[What to do]:
Would you write out the listing verbatim and skip every picture in it?

[Data entries]:
------------------------------------------------------------------------

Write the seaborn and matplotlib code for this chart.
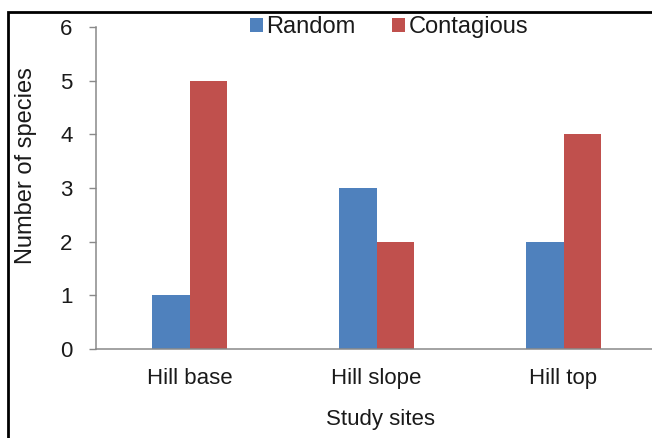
import matplotlib
matplotlib.use("Agg")
import matplotlib.pyplot as plt
import seaborn as sns
import pandas as pd
from matplotlib.patches import Rectangle, Patch

sites = ["Hill base", "Hill slope", "Hill top"]
series = ["Random", "Contagious"]
random_vals = [1, 3, 2]
contagious_vals = [5, 2, 4]
yticks = [0, 1, 2, 3, 4, 5, 6]
colors = ["#4F81BD", "#C0504D"]

df = pd.DataFrame({
    "site": sites * 2,
    "type": [series[0]] * 3 + [series[1]] * 3,
    "value": random_vals + contagious_vals,
})

sns.set_style("white")
plt.rcParams["font.family"] = ["Liberation Sans", "DejaVu Sans"]

W, H = 652, 438
fig = plt.figure(figsize=(W / 100, H / 100), dpi=100)
left, right, top, bottom = 96, 657, 27, 349
ax = fig.add_axes([left / W, 1 - bottom / H, (right - left) / W, (bottom - top) / H])

sns.barplot(data=df, x="site", y="value", hue="type", order=sites, hue_order=series,
            palette=colors, width=0.40, ax=ax, legend=False, saturation=1,
            edgecolor="none")

ax.set_ylim(0, 6)
ax.set_yticks(yticks)
ax.set_xlim(-0.5, 2.5)
ax.tick_params(axis="y", length=5, width=1, color="#898989", labelsize=16, pad=12,
               left=True, direction="out", labelcolor="#1a1a1a")
ax.tick_params(axis="x", length=0, labelsize=16, pad=14, labelcolor="#1a1a1a")
for s in ["top", "right"]:
    ax.spines[s].set_visible(False)
for s in ["left", "bottom"]:
    ax.spines[s].set_color("#898989")
    ax.spines[s].set_linewidth(1.1)
ax.set_xlabel("")
ax.set_ylabel("")

fig.text(381 / W, 1 - 425 / H, "Study sites", ha="center", va="baseline",
         fontsize=16, color="#1a1a1a")
fig.text(26 / W, 1 - 166 / H, "Number of species", ha="center", va="center",
         rotation=90, fontsize=17, color="#1a1a1a")

handles = [Patch(facecolor=c, edgecolor="none", label=l) for c, l in zip(colors, series)]
leg = fig.legend(handles=handles, loc="center", bbox_to_anchor=(389 / W, 1 - 27 / H), ncol=2,
                 frameon=False, fontsize=17, handlelength=0.55, handleheight=0.55,
                 handletextpad=0.15, columnspacing=1.55)
for t in leg.get_texts():
    t.set_color("#1a1a1a")

fig.patches.append(Rectangle((8 / W, -0.05), 1.2, (1 - 12 / H) + 0.05, transform=fig.transFigure,
                             fill=False, edgecolor="black", linewidth=2))

fig.savefig("out.png", dpi=100)
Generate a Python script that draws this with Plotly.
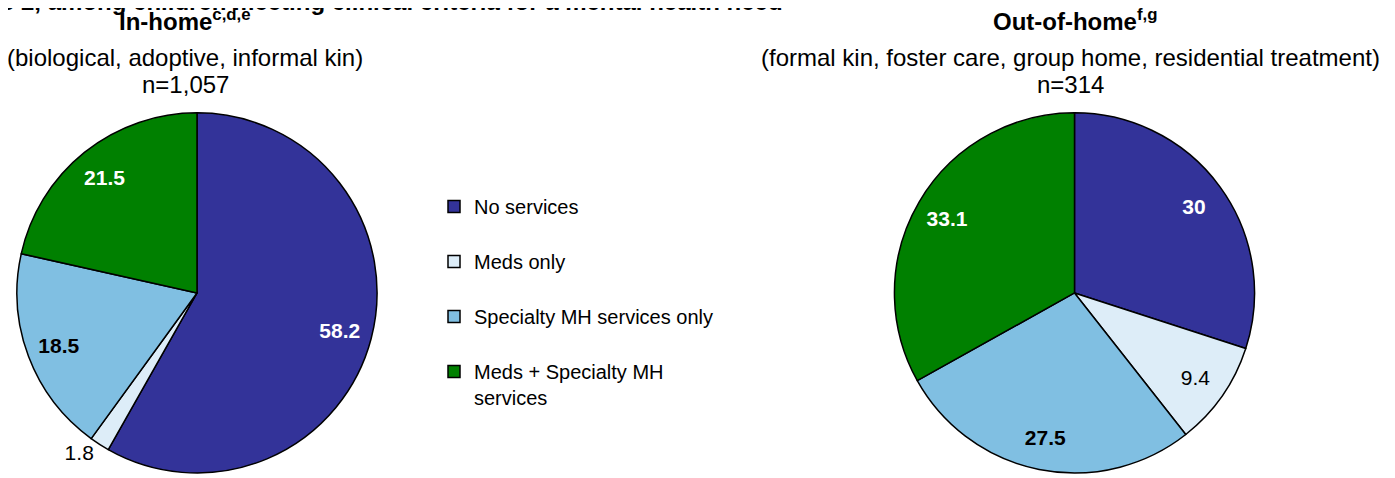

------------------------------------------------------------------------

[Solved exercise]:
Write the seaborn and matplotlib code for this chart.
import matplotlib
matplotlib.use("Agg")
import matplotlib.pyplot as plt
import seaborn as sns
import pandas as pd
from matplotlib.patches import Rectangle, Patch

sites = ["Hill base", "Hill slope", "Hill top"]
series = ["Random", "Contagious"]
random_vals = [1, 3, 2]
contagious_vals = [5, 2, 4]
yticks = [0, 1, 2, 3, 4, 5, 6]
colors = ["#4F81BD", "#C0504D"]

df = pd.DataFrame({
    "site": sites * 2,
    "type": [series[0]] * 3 + [series[1]] * 3,
    "value": random_vals + contagious_vals,
})

sns.set_style("white")
plt.rcParams["font.family"] = ["Liberation Sans", "DejaVu Sans"]

W, H = 652, 438
fig = plt.figure(figsize=(W / 100, H / 100), dpi=100)
left, right, top, bottom = 96, 657, 27, 349
ax = fig.add_axes([left / W, 1 - bottom / H, (right - left) / W, (bottom - top) / H])

sns.barplot(data=df, x="site", y="value", hue="type", order=sites, hue_order=series,
            palette=colors, width=0.40, ax=ax, legend=False, saturation=1,
            edgecolor="none")

ax.set_ylim(0, 6)
ax.set_yticks(yticks)
ax.set_xlim(-0.5, 2.5)
ax.tick_params(axis="y", length=5, width=1, color="#898989", labelsize=16, pad=12,
               left=True, direction="out", labelcolor="#1a1a1a")
ax.tick_params(axis="x", length=0, labelsize=16, pad=14, labelcolor="#1a1a1a")
for s in ["top", "right"]:
    ax.spines[s].set_visible(False)
for s in ["left", "bottom"]:
    ax.spines[s].set_color("#898989")
    ax.spines[s].set_linewidth(1.1)
ax.set_xlabel("")
ax.set_ylabel("")

fig.text(381 / W, 1 - 425 / H, "Study sites", ha="center", va="baseline",
         fontsize=16, color="#1a1a1a")
fig.text(26 / W, 1 - 166 / H, "Number of species", ha="center", va="center",
         rotation=90, fontsize=17, color="#1a1a1a")

handles = [Patch(facecolor=c, edgecolor="none", label=l) for c, l in zip(colors, series)]
leg = fig.legend(handles=handles, loc="center", bbox_to_anchor=(389 / W, 1 - 27 / H), ncol=2,
                 frameon=False, fontsize=17, handlelength=0.55, handleheight=0.55,
                 handletextpad=0.15, columnspacing=1.55)
for t in leg.get_texts():
    t.set_color("#1a1a1a")

fig.patches.append(Rectangle((8 / W, -0.05), 1.2, (1 - 12 / H) + 0.05, transform=fig.transFigure,
                             fill=False, edgecolor="black", linewidth=2))

fig.savefig("out.png", dpi=100)
Generate a Python script that draws this with Plotly.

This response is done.